GIVEN INFORMATION:
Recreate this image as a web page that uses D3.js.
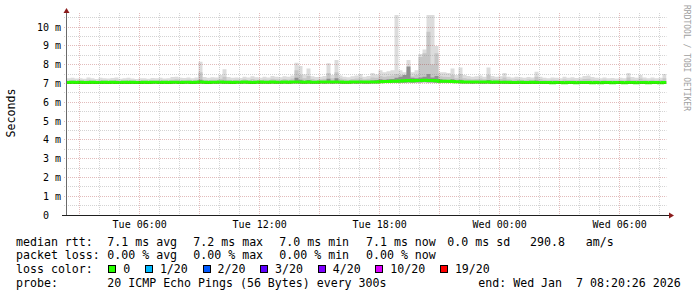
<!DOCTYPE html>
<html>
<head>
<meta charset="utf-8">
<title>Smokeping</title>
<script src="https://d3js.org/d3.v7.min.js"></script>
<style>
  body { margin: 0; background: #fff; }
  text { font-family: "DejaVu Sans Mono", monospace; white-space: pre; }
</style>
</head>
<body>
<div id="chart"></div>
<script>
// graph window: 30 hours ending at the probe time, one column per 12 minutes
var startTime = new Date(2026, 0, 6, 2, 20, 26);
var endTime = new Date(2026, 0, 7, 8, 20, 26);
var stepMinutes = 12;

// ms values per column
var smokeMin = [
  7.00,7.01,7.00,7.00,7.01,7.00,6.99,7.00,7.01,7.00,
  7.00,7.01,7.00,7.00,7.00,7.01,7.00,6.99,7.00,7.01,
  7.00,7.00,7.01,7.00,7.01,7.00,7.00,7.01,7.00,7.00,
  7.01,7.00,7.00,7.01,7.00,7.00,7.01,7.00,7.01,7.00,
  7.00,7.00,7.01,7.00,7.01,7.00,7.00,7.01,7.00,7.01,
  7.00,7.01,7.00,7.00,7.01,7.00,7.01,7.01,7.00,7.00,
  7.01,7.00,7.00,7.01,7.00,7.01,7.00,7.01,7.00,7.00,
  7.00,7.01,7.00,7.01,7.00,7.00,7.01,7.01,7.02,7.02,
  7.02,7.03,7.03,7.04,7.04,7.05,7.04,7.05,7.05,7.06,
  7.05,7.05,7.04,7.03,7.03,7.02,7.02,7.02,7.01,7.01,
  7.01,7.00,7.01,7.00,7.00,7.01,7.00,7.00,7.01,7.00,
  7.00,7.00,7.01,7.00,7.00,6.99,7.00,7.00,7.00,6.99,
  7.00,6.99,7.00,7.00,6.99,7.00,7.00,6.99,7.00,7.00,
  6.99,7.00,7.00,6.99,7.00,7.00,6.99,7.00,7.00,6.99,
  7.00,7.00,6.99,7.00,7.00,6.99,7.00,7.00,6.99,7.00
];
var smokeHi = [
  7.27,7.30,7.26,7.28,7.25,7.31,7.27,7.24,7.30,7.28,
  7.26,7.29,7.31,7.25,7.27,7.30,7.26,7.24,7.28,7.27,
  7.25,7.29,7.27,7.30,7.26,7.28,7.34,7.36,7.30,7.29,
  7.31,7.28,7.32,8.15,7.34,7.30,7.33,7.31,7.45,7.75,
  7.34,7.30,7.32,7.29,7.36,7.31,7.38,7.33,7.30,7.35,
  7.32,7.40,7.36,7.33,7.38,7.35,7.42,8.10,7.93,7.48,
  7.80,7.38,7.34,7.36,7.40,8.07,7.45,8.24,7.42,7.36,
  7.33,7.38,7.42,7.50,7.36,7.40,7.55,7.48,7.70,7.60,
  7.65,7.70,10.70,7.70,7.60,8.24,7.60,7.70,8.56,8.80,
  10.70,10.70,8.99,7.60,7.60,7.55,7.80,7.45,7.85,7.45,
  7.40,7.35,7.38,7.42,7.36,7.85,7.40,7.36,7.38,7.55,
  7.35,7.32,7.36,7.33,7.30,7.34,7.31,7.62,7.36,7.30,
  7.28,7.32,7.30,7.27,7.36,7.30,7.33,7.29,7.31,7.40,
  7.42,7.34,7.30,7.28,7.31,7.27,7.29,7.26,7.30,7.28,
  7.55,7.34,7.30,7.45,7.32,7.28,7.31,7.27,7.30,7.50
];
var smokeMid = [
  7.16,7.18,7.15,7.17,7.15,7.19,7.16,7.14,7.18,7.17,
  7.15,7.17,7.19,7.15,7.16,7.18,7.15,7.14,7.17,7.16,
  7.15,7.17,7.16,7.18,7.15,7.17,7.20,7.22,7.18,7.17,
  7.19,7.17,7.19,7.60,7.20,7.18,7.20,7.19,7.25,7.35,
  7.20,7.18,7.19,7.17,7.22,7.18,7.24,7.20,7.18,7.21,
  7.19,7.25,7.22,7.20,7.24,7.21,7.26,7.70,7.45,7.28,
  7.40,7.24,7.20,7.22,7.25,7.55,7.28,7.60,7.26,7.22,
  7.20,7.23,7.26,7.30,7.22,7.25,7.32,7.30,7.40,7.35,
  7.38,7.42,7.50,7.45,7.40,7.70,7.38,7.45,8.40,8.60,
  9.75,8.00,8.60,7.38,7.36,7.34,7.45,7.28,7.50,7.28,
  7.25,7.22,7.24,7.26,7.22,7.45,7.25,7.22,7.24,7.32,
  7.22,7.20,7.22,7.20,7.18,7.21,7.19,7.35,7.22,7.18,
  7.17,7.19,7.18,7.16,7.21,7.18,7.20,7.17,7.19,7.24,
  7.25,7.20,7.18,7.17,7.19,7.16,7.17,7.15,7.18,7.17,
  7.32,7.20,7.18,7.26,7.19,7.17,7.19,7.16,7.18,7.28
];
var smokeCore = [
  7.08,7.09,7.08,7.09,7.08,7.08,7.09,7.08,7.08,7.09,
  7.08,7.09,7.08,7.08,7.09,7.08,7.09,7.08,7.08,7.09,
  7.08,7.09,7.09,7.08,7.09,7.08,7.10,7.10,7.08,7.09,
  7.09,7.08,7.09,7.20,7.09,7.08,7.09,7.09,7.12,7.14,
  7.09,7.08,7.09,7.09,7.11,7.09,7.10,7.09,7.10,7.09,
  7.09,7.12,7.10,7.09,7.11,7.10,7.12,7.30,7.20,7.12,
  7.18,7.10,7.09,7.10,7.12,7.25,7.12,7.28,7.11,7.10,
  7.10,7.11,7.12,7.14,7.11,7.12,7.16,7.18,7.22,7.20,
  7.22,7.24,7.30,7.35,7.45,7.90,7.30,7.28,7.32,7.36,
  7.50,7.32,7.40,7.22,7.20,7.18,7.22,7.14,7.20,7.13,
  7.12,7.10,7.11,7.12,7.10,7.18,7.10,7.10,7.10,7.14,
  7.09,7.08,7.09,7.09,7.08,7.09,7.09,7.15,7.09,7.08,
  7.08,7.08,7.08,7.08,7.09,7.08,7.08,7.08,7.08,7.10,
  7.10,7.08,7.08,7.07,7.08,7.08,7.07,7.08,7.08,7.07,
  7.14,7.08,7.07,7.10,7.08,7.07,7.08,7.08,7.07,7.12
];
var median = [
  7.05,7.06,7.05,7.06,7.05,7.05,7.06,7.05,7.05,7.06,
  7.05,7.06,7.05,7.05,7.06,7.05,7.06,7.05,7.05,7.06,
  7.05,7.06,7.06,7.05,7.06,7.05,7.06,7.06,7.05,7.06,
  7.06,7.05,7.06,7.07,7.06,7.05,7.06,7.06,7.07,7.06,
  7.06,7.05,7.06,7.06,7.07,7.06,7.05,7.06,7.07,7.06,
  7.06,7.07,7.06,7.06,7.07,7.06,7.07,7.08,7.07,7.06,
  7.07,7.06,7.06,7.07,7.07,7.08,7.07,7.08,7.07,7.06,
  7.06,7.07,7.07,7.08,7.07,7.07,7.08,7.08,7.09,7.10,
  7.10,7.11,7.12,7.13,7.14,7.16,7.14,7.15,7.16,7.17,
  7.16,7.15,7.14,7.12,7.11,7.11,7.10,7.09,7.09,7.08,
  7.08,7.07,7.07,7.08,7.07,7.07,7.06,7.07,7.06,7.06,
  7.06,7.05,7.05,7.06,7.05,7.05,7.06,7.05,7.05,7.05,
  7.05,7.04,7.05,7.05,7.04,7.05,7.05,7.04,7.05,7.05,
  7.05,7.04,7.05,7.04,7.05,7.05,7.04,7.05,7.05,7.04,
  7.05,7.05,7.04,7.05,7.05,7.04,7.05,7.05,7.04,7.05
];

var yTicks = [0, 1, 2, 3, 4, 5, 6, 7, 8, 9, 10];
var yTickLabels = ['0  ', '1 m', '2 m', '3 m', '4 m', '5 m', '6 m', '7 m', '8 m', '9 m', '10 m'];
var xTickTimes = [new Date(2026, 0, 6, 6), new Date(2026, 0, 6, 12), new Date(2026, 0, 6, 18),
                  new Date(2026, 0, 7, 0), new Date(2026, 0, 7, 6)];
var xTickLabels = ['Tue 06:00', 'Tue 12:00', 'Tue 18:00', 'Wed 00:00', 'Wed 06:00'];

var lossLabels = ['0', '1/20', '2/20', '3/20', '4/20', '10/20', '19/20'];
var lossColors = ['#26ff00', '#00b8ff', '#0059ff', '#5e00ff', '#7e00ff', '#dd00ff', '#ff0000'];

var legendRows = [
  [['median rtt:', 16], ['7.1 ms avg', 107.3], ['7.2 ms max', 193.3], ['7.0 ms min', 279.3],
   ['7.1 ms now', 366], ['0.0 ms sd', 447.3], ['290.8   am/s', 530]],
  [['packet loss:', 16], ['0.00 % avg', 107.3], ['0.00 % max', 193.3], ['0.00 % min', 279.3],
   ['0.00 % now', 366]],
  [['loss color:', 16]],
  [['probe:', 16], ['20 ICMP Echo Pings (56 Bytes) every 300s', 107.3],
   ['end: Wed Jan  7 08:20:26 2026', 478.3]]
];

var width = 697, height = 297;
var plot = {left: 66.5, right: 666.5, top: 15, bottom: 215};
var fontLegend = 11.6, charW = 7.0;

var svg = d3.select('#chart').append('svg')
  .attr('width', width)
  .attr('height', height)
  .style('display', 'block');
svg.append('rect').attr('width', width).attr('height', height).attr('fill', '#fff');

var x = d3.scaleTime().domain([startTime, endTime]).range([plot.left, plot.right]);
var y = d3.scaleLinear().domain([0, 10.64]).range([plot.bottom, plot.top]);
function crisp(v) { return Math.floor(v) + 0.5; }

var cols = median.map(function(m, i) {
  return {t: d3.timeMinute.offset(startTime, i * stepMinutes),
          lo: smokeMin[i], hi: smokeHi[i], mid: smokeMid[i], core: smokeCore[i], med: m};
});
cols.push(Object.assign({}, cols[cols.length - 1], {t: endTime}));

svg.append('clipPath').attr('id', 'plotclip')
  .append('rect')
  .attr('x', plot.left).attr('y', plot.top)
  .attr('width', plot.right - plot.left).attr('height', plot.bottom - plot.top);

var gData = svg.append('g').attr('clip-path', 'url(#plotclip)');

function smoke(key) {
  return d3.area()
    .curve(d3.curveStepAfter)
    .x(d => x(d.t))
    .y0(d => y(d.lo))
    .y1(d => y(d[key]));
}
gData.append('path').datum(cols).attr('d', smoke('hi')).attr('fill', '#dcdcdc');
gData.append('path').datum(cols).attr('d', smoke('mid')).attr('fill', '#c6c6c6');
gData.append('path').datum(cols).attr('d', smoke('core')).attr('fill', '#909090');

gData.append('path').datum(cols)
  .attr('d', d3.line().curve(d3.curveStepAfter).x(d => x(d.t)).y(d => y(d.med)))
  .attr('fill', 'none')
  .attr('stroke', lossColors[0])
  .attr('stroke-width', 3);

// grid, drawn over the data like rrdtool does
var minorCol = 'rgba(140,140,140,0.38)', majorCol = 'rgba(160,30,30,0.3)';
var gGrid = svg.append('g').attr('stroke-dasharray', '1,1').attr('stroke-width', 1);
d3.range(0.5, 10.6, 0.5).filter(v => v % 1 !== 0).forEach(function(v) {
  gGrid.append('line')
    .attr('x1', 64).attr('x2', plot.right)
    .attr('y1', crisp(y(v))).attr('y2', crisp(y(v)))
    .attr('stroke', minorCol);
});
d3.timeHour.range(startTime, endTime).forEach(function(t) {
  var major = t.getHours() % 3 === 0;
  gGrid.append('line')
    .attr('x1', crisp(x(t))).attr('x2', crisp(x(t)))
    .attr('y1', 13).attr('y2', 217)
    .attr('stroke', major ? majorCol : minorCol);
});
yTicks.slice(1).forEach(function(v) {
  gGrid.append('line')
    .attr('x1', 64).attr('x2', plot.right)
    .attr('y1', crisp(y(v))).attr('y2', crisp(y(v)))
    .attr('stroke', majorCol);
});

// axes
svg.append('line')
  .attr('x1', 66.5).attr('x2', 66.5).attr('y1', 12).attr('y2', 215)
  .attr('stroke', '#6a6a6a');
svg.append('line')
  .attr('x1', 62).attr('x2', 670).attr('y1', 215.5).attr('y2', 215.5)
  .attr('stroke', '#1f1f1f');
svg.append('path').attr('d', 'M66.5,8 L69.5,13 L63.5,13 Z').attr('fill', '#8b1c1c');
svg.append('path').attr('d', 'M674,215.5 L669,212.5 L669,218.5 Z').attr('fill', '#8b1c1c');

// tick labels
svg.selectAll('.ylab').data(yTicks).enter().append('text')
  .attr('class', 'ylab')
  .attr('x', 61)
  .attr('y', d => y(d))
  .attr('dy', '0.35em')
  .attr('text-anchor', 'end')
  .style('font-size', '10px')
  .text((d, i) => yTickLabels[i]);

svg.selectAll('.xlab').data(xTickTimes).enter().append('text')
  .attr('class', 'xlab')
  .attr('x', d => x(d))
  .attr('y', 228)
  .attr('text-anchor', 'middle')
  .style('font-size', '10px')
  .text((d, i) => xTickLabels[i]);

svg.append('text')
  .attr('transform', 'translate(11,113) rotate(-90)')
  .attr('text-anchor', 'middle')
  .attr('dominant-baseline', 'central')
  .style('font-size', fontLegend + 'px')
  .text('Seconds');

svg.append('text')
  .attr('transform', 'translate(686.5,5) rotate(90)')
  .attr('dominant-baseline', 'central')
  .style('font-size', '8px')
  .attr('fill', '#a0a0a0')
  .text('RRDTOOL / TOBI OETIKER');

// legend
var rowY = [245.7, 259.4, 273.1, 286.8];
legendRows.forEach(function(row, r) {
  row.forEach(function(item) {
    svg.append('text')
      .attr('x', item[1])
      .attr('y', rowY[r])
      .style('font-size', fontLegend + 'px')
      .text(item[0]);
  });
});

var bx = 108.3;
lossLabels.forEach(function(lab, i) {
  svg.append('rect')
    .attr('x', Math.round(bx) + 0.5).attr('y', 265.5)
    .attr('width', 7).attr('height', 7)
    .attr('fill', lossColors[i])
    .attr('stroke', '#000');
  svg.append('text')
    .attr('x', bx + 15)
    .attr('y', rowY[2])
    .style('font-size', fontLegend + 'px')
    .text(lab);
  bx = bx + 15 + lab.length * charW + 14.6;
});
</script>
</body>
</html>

DIRECTION: Exactly restate the lines from the beginning of the data through the line with "var stepMinutes = 12;", and no others, keeping pictures out.

SOLUTION TO THIS PROBLEM:
Recreate this image as a web page that uses D3.js.
<!DOCTYPE html>
<html>
<head>
<meta charset="utf-8">
<title>Smokeping</title>
<script src="https://d3js.org/d3.v7.min.js"></script>
<style>
  body { margin: 0; background: #fff; }
  text { font-family: "DejaVu Sans Mono", monospace; white-space: pre; }
</style>
</head>
<body>
<div id="chart"></div>
<script>
// graph window: 30 hours ending at the probe time, one column per 12 minutes
var startTime = new Date(2026, 0, 6, 2, 20, 26);
var endTime = new Date(2026, 0, 7, 8, 20, 26);
var stepMinutes = 12;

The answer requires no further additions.